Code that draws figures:
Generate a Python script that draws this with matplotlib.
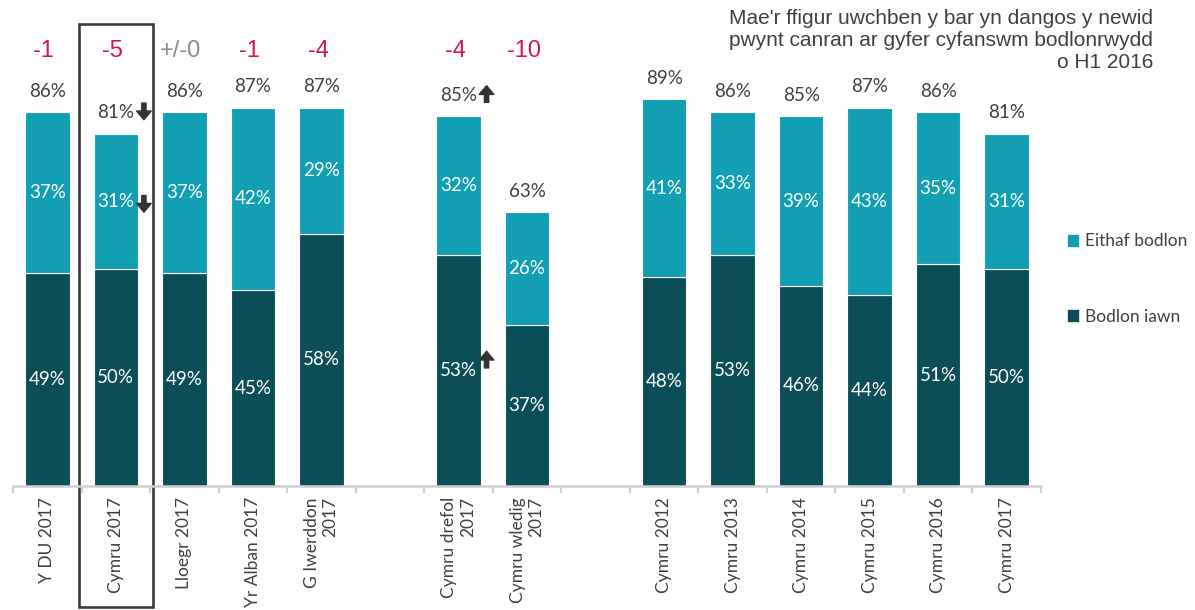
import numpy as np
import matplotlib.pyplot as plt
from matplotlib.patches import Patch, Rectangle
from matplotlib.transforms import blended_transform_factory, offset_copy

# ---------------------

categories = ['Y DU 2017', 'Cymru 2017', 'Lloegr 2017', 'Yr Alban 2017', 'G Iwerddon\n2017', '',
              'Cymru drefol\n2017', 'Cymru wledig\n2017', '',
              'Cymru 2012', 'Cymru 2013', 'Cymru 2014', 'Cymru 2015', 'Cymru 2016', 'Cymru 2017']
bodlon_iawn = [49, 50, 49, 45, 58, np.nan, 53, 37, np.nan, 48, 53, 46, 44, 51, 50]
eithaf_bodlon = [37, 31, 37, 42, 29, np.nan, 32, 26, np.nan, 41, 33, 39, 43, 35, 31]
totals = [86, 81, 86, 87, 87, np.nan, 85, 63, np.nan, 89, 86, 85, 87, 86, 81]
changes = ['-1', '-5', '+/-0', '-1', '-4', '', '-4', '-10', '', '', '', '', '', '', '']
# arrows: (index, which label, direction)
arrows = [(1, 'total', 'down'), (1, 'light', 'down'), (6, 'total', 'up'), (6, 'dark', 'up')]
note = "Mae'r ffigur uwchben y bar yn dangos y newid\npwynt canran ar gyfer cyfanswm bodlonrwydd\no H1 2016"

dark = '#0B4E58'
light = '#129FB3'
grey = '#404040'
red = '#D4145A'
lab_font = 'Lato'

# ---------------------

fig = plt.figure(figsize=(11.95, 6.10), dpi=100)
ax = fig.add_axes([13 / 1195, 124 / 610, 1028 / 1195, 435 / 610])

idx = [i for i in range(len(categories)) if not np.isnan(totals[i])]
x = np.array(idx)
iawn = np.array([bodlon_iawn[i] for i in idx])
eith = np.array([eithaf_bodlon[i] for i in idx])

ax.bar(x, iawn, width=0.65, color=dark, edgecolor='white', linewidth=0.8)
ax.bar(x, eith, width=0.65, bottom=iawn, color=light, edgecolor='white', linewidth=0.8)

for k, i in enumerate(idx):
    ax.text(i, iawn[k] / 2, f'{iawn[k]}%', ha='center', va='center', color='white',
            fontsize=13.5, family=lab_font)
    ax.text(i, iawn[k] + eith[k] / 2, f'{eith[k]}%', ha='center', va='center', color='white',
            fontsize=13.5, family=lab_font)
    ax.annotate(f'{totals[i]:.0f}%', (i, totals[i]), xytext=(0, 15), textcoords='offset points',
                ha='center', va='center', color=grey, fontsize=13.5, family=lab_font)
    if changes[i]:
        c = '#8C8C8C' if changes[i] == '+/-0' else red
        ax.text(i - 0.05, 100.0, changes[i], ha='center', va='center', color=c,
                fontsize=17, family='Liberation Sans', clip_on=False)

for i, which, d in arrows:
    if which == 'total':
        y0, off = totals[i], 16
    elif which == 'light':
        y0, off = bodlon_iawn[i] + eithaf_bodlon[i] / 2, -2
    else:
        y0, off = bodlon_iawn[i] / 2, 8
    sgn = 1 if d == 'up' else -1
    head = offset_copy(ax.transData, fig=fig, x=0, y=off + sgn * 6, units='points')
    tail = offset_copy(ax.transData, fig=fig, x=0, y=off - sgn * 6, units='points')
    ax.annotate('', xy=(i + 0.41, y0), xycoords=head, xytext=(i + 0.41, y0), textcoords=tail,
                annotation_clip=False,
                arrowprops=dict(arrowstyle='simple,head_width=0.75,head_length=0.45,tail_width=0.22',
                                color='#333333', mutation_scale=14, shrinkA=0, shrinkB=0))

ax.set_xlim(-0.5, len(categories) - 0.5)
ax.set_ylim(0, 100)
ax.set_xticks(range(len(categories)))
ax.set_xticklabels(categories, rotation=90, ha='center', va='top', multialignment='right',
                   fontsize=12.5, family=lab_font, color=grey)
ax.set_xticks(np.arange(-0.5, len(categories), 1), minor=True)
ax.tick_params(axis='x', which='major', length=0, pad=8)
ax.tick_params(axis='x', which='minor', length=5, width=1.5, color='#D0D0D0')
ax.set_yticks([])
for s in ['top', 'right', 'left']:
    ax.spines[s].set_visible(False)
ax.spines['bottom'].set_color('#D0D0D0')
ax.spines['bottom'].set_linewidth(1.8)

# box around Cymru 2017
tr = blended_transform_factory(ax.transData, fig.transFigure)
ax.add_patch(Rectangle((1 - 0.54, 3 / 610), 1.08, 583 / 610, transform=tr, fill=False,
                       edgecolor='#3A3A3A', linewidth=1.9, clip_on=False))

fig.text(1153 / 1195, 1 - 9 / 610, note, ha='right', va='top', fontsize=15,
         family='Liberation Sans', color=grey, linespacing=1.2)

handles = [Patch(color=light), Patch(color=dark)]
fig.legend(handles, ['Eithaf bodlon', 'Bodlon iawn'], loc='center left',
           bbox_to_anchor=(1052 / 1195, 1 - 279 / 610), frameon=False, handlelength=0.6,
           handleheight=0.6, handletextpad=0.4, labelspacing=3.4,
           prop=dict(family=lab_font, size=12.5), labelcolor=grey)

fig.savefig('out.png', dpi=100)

* * *

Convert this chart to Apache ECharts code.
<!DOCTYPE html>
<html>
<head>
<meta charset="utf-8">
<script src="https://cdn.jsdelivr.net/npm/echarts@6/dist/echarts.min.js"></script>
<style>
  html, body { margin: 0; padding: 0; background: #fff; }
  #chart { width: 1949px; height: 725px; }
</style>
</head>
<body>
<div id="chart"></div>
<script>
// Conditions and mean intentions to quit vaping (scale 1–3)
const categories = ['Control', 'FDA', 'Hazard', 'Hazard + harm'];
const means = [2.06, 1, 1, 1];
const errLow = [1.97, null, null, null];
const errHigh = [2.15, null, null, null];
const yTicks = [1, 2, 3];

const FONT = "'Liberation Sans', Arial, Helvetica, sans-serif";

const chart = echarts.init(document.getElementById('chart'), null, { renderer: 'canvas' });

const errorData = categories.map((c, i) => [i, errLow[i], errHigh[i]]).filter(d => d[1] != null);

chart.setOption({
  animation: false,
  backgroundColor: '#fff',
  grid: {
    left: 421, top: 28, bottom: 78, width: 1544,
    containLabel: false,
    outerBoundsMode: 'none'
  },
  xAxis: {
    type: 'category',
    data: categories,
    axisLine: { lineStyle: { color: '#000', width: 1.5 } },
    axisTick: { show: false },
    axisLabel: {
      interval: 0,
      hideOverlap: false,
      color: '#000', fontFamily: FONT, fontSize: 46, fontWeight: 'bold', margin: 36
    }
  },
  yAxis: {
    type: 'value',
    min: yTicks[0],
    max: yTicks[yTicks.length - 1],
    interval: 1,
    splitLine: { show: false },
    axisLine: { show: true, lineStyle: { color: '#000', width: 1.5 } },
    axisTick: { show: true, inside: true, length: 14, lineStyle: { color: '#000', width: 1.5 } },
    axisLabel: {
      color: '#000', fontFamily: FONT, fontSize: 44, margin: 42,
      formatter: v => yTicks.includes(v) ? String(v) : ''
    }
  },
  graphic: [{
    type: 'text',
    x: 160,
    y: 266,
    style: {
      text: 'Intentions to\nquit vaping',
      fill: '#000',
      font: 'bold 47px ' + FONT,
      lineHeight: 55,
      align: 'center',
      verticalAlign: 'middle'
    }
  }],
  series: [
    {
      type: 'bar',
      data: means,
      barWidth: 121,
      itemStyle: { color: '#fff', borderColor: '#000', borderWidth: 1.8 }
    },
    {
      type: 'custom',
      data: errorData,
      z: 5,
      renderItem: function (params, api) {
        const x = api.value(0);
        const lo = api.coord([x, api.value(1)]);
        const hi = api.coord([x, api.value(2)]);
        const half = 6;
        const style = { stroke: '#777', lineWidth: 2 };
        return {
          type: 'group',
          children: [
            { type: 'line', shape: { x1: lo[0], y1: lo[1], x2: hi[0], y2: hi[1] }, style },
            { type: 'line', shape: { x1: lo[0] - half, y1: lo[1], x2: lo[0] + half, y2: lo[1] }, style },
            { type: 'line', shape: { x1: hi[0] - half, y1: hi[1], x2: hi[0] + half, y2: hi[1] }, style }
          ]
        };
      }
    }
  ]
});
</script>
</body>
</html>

GIVEN PROBLEM.
Exactly as they stand, quote the lines beginning with the one that contains "Generate a Python" and ending with the one that contains "color=light, edgecolor='white', linewidth=0.8)", with no pictures.

RESPONSE BELOW.
Generate a Python script that draws this with matplotlib.
import numpy as np
import matplotlib.pyplot as plt
from matplotlib.patches import Patch, Rectangle
from matplotlib.transforms import blended_transform_factory, offset_copy

# ---------------------

categories = ['Y DU 2017', 'Cymru 2017', 'Lloegr 2017', 'Yr Alban 2017', 'G Iwerddon\n2017', '',
              'Cymru drefol\n2017', 'Cymru wledig\n2017', '',
              'Cymru 2012', 'Cymru 2013', 'Cymru 2014', 'Cymru 2015', 'Cymru 2016', 'Cymru 2017']
bodlon_iawn = [49, 50, 49, 45, 58, np.nan, 53, 37, np.nan, 48, 53, 46, 44, 51, 50]
eithaf_bodlon = [37, 31, 37, 42, 29, np.nan, 32, 26, np.nan, 41, 33, 39, 43, 35, 31]
totals = [86, 81, 86, 87, 87, np.nan, 85, 63, np.nan, 89, 86, 85, 87, 86, 81]
changes = ['-1', '-5', '+/-0', '-1', '-4', '', '-4', '-10', '', '', '', '', '', '', '']
# arrows: (index, which label, direction)
arrows = [(1, 'total', 'down'), (1, 'light', 'down'), (6, 'total', 'up'), (6, 'dark', 'up')]
note = "Mae'r ffigur uwchben y bar yn dangos y newid\npwynt canran ar gyfer cyfanswm bodlonrwydd\no H1 2016"

dark = '#0B4E58'
light = '#129FB3'
grey = '#404040'
red = '#D4145A'
lab_font = 'Lato'

# ---------------------

fig = plt.figure(figsize=(11.95, 6.10), dpi=100)
ax = fig.add_axes([13 / 1195, 124 / 610, 1028 / 1195, 435 / 610])

idx = [i for i in range(len(categories)) if not np.isnan(totals[i])]
x = np.array(idx)
iawn = np.array([bodlon_iawn[i] for i in idx])
eith = np.array([eithaf_bodlon[i] for i in idx])

ax.bar(x, iawn, width=0.65, color=dark, edgecolor='white', linewidth=0.8)
ax.bar(x, eith, width=0.65, bottom=iawn, color=light, edgecolor='white', linewidth=0.8)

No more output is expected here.